Imagine you are driving in an electric vehicle (EV), and you notice that you’re running low on charge. You use your smartphone — not to find a charging station, which you hope is within range, but to summon a charging drone — and you keep driving. Within minutes, a drone is hovering over your car, and your battery is charging. You never even had to leave the road.

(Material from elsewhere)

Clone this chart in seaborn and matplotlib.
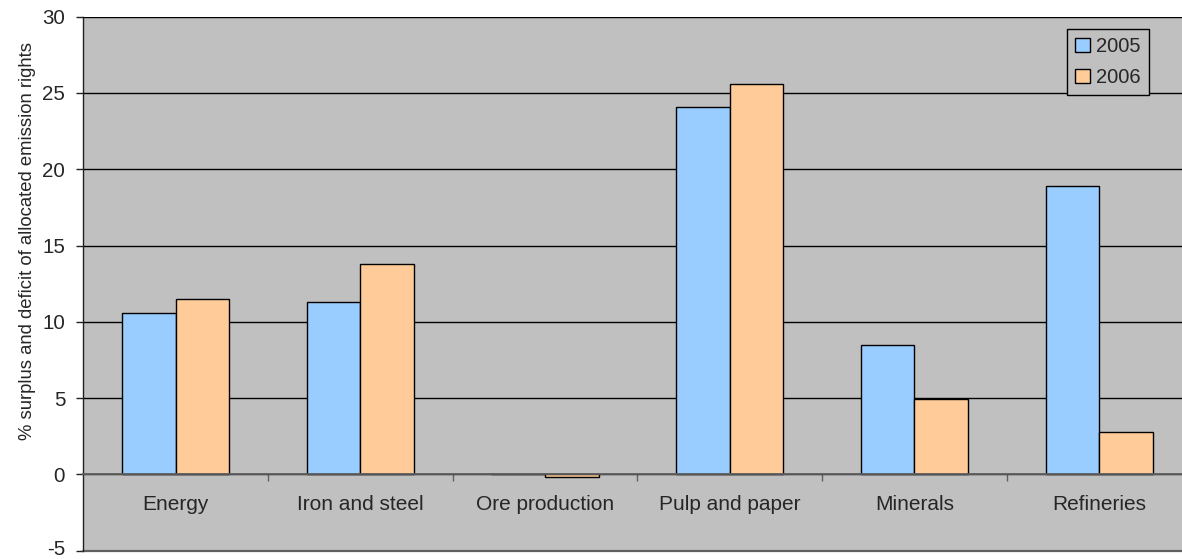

This could be in our future if one new patent leads to a prototype and eventually a product. It is one response to the practical problem posed by the anticipated proliferation of EVs: charging infrastructure. Back in April, Tesla announced plans to double the size of its charging infrastructure in 2017, both in urban centers and along highways. These plans will bring Tesla’s total to more than 10,000 Superchargers and 15,000 Destination Chargers in service all over the globe.
From Patent To Reality?
Now, while these massive expansion plans aren’t yet enough to keep up, Tesla isn’t the only entity focusing on charging points. As of 2016, these points were more plentiful in Japan than traditional fossil fuel filling stations. Proterra has developed a rapid charging system for electric transit, but it relies on the existence of charging infrastructure. Honda has designed a dynamic charging system that would recharge while the vehicle was in motion—but again, the problem is infrastructure.
While this innovative drone charging system would be revolutionary for EVs, the mere filing of a patent application does not guarantee that an invention will ever be made. In the meantime, it seems that all of the minds working on Evs need to advance solutions to solving the problem of infrastructure expansion.